The convergence of water, electricity and gas industries: Implications for PPP design and regulation
The paper “The convergence of water, electricity and gas industries: Implications for PPP design and regulation” (Phang, S.Y. ) will be presented at the 9th Conference on the Regulation of Infrastructures (25-26 June, 2020).
In several countries that have privatised their utilities sectors, gas, power and water are separated industries regulated by sector-specific regulators. In a parallel development, in jurisdictions where there is a shortage of cheap and clean freshwater, desalination is becoming an important source of water supply. Where the primary energy source is gas, the use of combined cycle gas turbine power plants to supply electricity for desalination links the gas, electricity and water industries. We use the case of the financial collapse of an integrated water and power Public Private Partnership project to illustrate the problems that can arise from such convergence, and to draw lessons for businesses, market design and regulators.

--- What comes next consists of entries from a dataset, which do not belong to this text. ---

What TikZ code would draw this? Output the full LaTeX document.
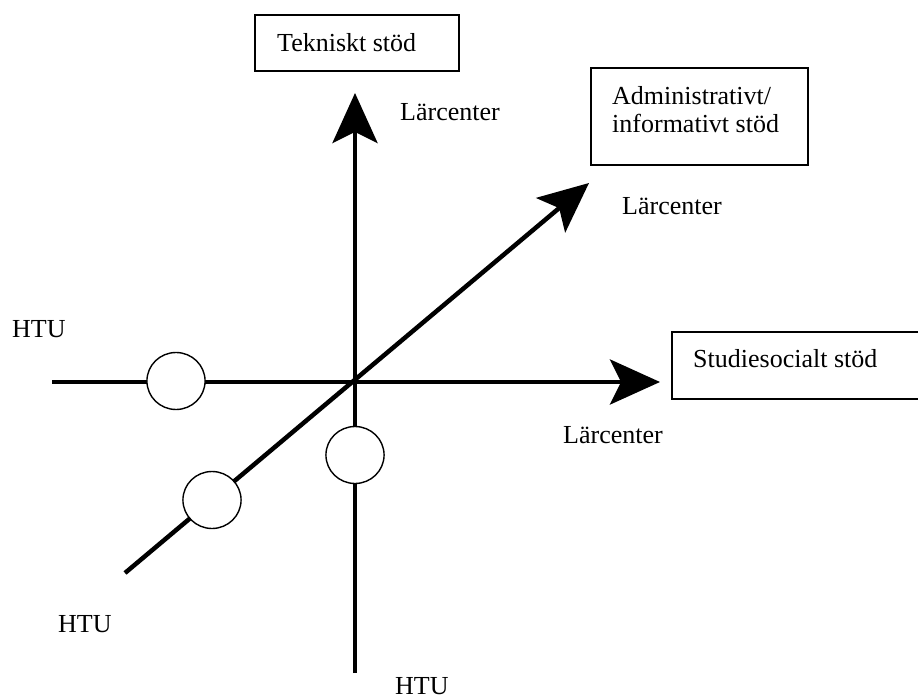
\documentclass[tikz,border=0pt]{standalone}
\usepackage{fontspec}
\setmainfont{Liberation Serif}
\usetikzlibrary{arrows.meta}
\begin{document}
\begin{tikzpicture}[x=1pt,y=-1pt,
  axis/.style={line width=4.5pt, -{Stealth[length=50pt,width=45pt,inset=11pt]}},
  lab/.style={anchor=base west, inner sep=0pt, font=\fontsize{26}{28}\selectfont},
  boxed/.style={draw, line width=1.5pt},
  ring/.style={draw, fill=white, line width=1.4pt, circle, minimum size=57pt, inner sep=0pt, xscale=1.02}]
\useasboundingbox (0,0) rectangle (918,700);
\clip (0,0) rectangle (918,700);
% boxes
\draw[boxed] (255,15) rectangle (459,71);
\draw[boxed] (591,68) rectangle (808,165);
\draw[boxed] (672,332) rectangle (940,399);
\node[lab] (tek) at (277,52) {Tekniskt stöd};
\node[lab] (adm1) at (612,105) {Administrativt/};
\node[lab] (adm2) at (612,133) {informativt stöd};
\node[lab] (stu) at (693,368) {Studiesocialt stöd};
% labels
\node[lab] (l1) at (400,121) {Lärcenter};
\node[lab] (l2) at (622,215) {Lärcenter};
\node[lab] (l3) at (563,443) {Lärcenter};
\node[lab] (h1) at (12,338) {HTU};
\node[lab] (h2) at (58,632) {HTU};
\node[lab] (h3) at (395,694) {HTU};
% axes
\coordinate (O) at (355,382);
\coordinate (hW) at (52,382);
\coordinate (hE) at (660,382);
\coordinate (vS) at (355,673);
\coordinate (vN) at (355,93);
\coordinate (dSW) at (125,573);
\coordinate (dNE) at (589,183);
\draw[axis] (hW) -- (hE);
\draw[axis] (vS) -- (vN);
\draw[axis] (dSW) -- (dNE);
% circles
\node[ring] (c1) at (176,381) {};
\node[ring] (c2) at (355,455) {};
\node[ring] (c3) at (212,500) {};
\end{tikzpicture}
\end{document}
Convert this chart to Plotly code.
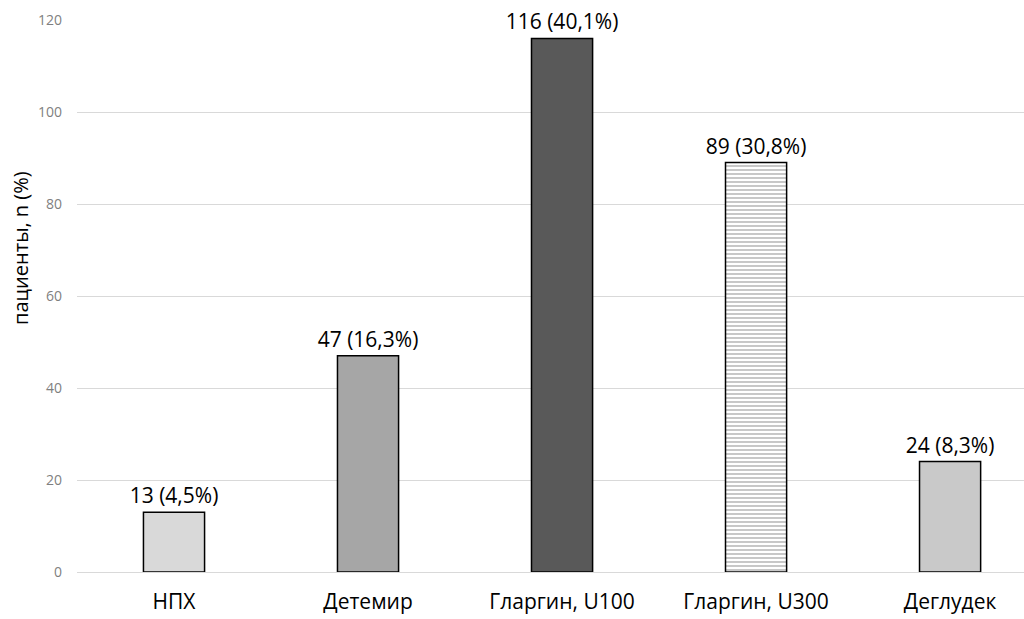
import plotly.graph_objects as go

categories = ["НПХ", "Детемир", "Гларгин, U100", "Гларгин, U300", "Деглудек"]
values = [13, 47, 116, 89, 24]
labels = ["13 (4,5%)", "47 (16,3%)", "116 (40,1%)", "89 (30,8%)", "24 (8,3%)"]
colors = ["#d9d9d9", "#a6a6a6", "#595959", "#ffffff", "#c9c9c9"]
patterns = ["", "", "", "-", ""]
y_ticks = [0, 20, 40, 60, 80, 100, 120]
y_title = "пациенты, n (%)"

fig = go.Figure(go.Bar(
    x=list(range(len(categories))),
    y=values,
    text=labels,
    textposition="outside",
    constraintext="none",
    cliponaxis=False,
    textfont=dict(size=21, color="#000000"),
    marker=dict(
        color=colors,
        line=dict(color="#000000", width=1.5),
        pattern=dict(shape=patterns, fgcolor="#8c8c8c", size=4, solidity=0.3),
    ),
    width=0.315,
))

fig.update_layout(
    width=1024, height=619,
    margin=dict(l=77, r=0, t=20, b=47),
    paper_bgcolor="white", plot_bgcolor="white",
    font=dict(family="Open Sans, Liberation Sans, sans-serif", color="#000000"),
    showlegend=False,
)
fig.add_annotation(
    text=y_title, textangle=-90, showarrow=False,
    xref="paper", yref="paper", x=-0.0592, y=0.587,
    xanchor="center", yanchor="middle",
    font=dict(size=20, color="#000000"),
)
fig.update_xaxes(
    tickmode="array", tickvals=list(range(len(categories))), ticktext=categories,
    range=[-0.5, 4.381], showgrid=False, zeroline=False, showline=False,
    tickfont=dict(size=21, color="#000000"), ticks="", ticklabelstandoff=15,
)
fig.update_yaxes(
    range=[0, 120], tickvals=y_ticks, showgrid=True, gridcolor="#d9d9d9", gridwidth=1,
    zeroline=True, zerolinecolor="#d9d9d9", zerolinewidth=1,
    tickfont=dict(size=14, color="#7f7f7f"), ticks="", ticklabelstandoff=14,
)

fig.write_html("out.html")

A water solutions company had successfully tendered (based on lowest bid price per cubic metre of water) to build a desalination plant for a public sector water agency that would deliver an agreed volume of desalinated water per day for a 25-year period. The technology proposed and used was an integrated on-site CCGT power plant to supply electricity to the desalination plant as well as to the electricity grid. The business strategy was for proﬁts from electricity sales to subsidise the desalination plant’s operation costs. However, as energy prices fell, the combination of take-or-pay high price LNG contracts and low electricity prices in a competitive electricity wholesale market led to operating losses that sent the company deep into debt. The reasons for the collapse of the business were not technological or operational but failure to understand the market risks arising from infrastructure convergence, long-term contractual arrangements and missing markets. The solution is neither regulatory convergence nor regulating the interfaces of converging sectors. Instead, we make a case for dynamic regulation, hedging markets and shorter term contracts to mitigate the business risks for firms in increasingly integrated and converging sectors.
ABOUT THE AUTHOR
Sock-Yong Phang is Professor of Economics at the Singapore Management University. She researches in the areas of urban economics and regulatory economics, focusing on housing, infrastructure and Public-Private Partnerships. Her recent publications include the book “Policy Innovations for Affordable Housing in Singapore”, and journal articles “A general framework for price regulation of airports”, and “Urban rail transit PPPs: Lessons from East Asian Cities”. She has previously served as board member of Singapore’s Urban Redevelopment Authority, the Land Transport Authority, and the Public Transport Council. She was a Commission Member of the Competition and Consumer Commission of Singapore from 2005 to 2016 and has been a board member of the Energy Market Authority since 2015.